Slumdog Millionaire is a love story set against the backdrop of contemporary India, where extreme poverty and crime lords clash with incredible cultural beauty and multinational corporations. This is not the sanitised Bollywood of Bride and Prejudice, nor the wrist-slitting grit and melancholy of most of the recent prize-winning Indian novels, but a combination of the two. India is shown as a land of extremes, and the lead characters’ lives cover all (or at least, a lot) of them.

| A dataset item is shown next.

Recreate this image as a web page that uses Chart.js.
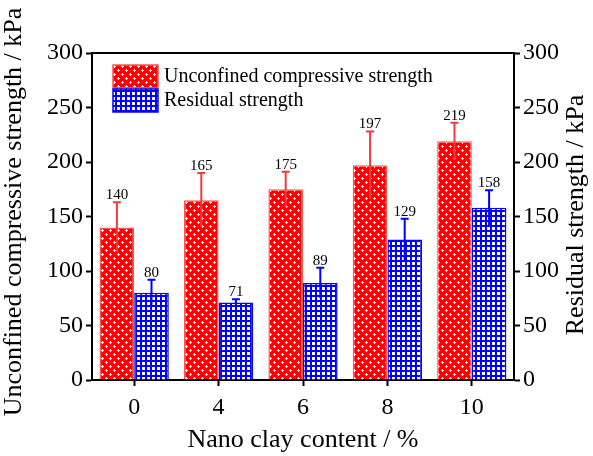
<!DOCTYPE html>
<html>
<head>
<meta charset="utf-8">
<script src="https://cdn.jsdelivr.net/npm/chart.js@4"></script>
<style>
  body { margin: 0; background: #fff; }
  canvas { display: block; }
</style>
</head>
<body>
<canvas id="graphe" width="593" height="456"></canvas>
<script>
// données : teneur en nano-argile (%) et résistances (kPa)
const categories = ['0', '4', '6', '8', '10'];
const ucsValues = [140, 165, 175, 197, 219];
const ucsErrors = [23, 25, 16, 31, 17];
const residualValues = [80, 71, 89, 129, 158];
const residualErrors = [12, 3, 14, 19, 16];

const serif = "'Liberation Serif', 'Times New Roman', serif";

// motif rouge : croix blanches en quinconce
function motifRouge() {
  const c = document.createElement('canvas');
  c.width = 8; c.height = 8;
  const g = c.getContext('2d');
  g.fillStyle = '#ff0000';
  g.fillRect(0, 0, 8, 8);
  g.fillStyle = '#ffffff';
  for (const [x, y] of [[1, 1], [5, 5]]) {
    g.fillRect(x + 1, y, 1, 3);
    g.fillRect(x, y + 1, 3, 1);
  }
  return g.createPattern(c, 'repeat');
}

// motif bleu : quadrillage
function motifBleu() {
  const c = document.createElement('canvas');
  c.width = 5; c.height = 5;
  const g = c.getContext('2d');
  g.fillStyle = '#0000ff';
  g.fillRect(0, 0, 5, 5);
  g.fillStyle = '#ffffff';
  g.fillRect(2, 2, 3, 3);
  return g.createPattern(c, 'repeat');
}

const rouge = motifRouge();
const bleu = motifBleu();

// barres d'erreur + valeurs au-dessus
const barresErreur = {
  id: 'barresErreur',
  afterDatasetsDraw(chart) {
    const ctx = chart.ctx;
    const erreurs = [ucsErrors, residualErrors];
    const couleurs = ['#ee3b3b', '#0000ff'];
    chart.data.datasets.forEach((ds, i) => {
      const meta = chart.getDatasetMeta(i);
      const y = chart.scales[ds.yAxisID];
      meta.data.forEach((bar, j) => {
        const v = ds.data[j];
        const e = erreurs[i][j];
        const yHaut = y.getPixelForValue(v + e);
        const yBas = y.getPixelForValue(v - e);
        ctx.save();
        ctx.strokeStyle = couleurs[i];
        ctx.lineWidth = 2;
        ctx.beginPath();
        ctx.moveTo(bar.x, yBas);
        ctx.lineTo(bar.x, yHaut);
        ctx.moveTo(bar.x - 4, yHaut);
        ctx.lineTo(bar.x + 4, yHaut);
        ctx.stroke();
        ctx.fillStyle = '#000';
        ctx.font = '15px ' + serif;
        ctx.textAlign = 'center';
        ctx.textBaseline = 'alphabetic';
        ctx.fillText(String(v), bar.x, yHaut - 3);
        ctx.restore();
      });
    });
  }
};

// cadre du haut, titres d'axes et légende
const habillage = {
  id: 'habillage',
  afterDraw(chart) {
    const ctx = chart.ctx;
    const a = chart.chartArea;
    ctx.save();
    ctx.strokeStyle = '#000';
    ctx.lineWidth = 2;
    ctx.beginPath();
    ctx.moveTo(a.left - 1, a.top);
    ctx.lineTo(a.right + 1, a.top);
    ctx.stroke();

    ctx.fillStyle = '#000';
    ctx.font = '26px ' + serif;
    ctx.textAlign = 'center';
    ctx.textBaseline = 'middle';
    ctx.fillText('Nano clay content / %', (a.left + a.right) / 2, 440);

    ctx.save();
    ctx.translate(14, 212);
    ctx.rotate(-Math.PI / 2);
    ctx.fillText('Unconfined compressive strength / kPa', 0, 0);
    ctx.restore();

    ctx.save();
    ctx.translate(576, 215);
    ctx.rotate(-Math.PI / 2);
    ctx.fillText('Residual strength / kPa', 0, 0);
    ctx.restore();

    // légende
    const items = [
      { texte: 'Unconfined compressive strength', fond: rouge, bord: '#f25a5a' },
      { texte: 'Residual strength', fond: bleu, bord: '#0000ff' }
    ];
    ctx.font = '20px ' + serif;
    ctx.textAlign = 'left';
    items.forEach((it, i) => {
      const y = 65 + i * 24;
      ctx.fillStyle = it.fond;
      ctx.fillRect(113, y, 45, 23);
      ctx.strokeStyle = it.bord;
      ctx.lineWidth = 1.5;
      ctx.strokeRect(113, y, 45, 23);
      ctx.fillStyle = '#000';
      ctx.fillText(it.texte, 164, y + 12);
    });
    ctx.restore();
  }
};

const axeY = (position, largeur) => ({
  type: 'linear',
  position: position,
  min: 0,
  max: 300,
  ticks: { stepSize: 50, color: '#000', font: { family: serif, size: 24 }, padding: 3 },
  grid: { drawOnChartArea: false, drawTicks: true, tickLength: 6, tickColor: '#000', tickWidth: 2 },
  border: { display: true, color: '#000', width: 2 },
  afterFit: (s) => { s.width = largeur; }
});

new Chart(document.getElementById('graphe'), {
  type: 'bar',
  data: {
    labels: categories,
    datasets: [
      {
        label: 'Unconfined compressive strength',
        data: ucsValues,
        backgroundColor: rouge,
        borderColor: '#f25a5a',
        borderWidth: 1.5,
        yAxisID: 'y'
      },
      {
        label: 'Residual strength',
        data: residualValues,
        backgroundColor: bleu,
        borderColor: '#0000ff',
        borderWidth: 1.5,
        yAxisID: 'y1'
      }
    ]
  },
  options: {
    responsive: false,
    animation: false,
    layout: { padding: { top: 53, left: 0, right: 0, bottom: 0 } },
    datasets: { bar: { categoryPercentage: 0.82, barPercentage: 1.0 } },
    plugins: { legend: { display: false }, tooltip: { enabled: false } },
    scales: {
      x: {
        offset: true,
        ticks: { color: '#000', font: { family: serif, size: 24 }, padding: 7 },
        grid: { offset: false, drawOnChartArea: false, drawTicks: true, tickLength: 6, tickColor: '#000', tickWidth: 2 },
        border: { display: true, color: '#000', width: 2 },
        afterFit: (s) => { s.height = 76; }
      },
      y: axeY('left', 92),
      y1: axeY('right', 79)
    }
  },
  plugins: [barresErreur, habillage]
});
</script>
</body>
</html>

While the location may be quite exotic to Western eyes, the underlying story is nothing new. Boy meets girl, boy loses girl, boy meets girl again, boy kind of loses her again, boy goes on Who Wants to be a Millionaire India. Some of the twists and turns are telegraphed a mile away, but how those twists and turns are incorporated into the story, and always linked back to the WWTBAM questions, is brilliantly told.
All the actors are superb (though the WWTBAM host gave me the wiggins), even if some of the more clichéd scenes let them down. For me, the most annoying was the oft-repeated “spotting across a crowded train station” device, even though this is India and there are about 50 platforms between the players, not to mention the several hundred thousand people who constantly mill about the place as well – whereas I have a hard enough time spotting people at the relatively tiny Wellington terminus.
Once the at times amusing, at times harrowing, and always entertaining film is over (and for no particular reason that I can see), the final credits roll over a Bollywood dance scene performed by the cast. Perhaps this was a treat for the actors, to have them participate in something so light and frothy after their more serious scenes of violence and heartache. For me, it felt a bit odd ending on such a frivolous note, but it also seemed to cleanse the cinematic palate of any bitter aftertaste from the film, so all that was left at the forefront of the tongue was a lovely sensation of the amazing images and colours of India.
Verdict: Plot-wise, not really a revelation, but Slumdog Millionaire told a fairly simple story very well. An Extremely Hot on a scale of Indian spiciness.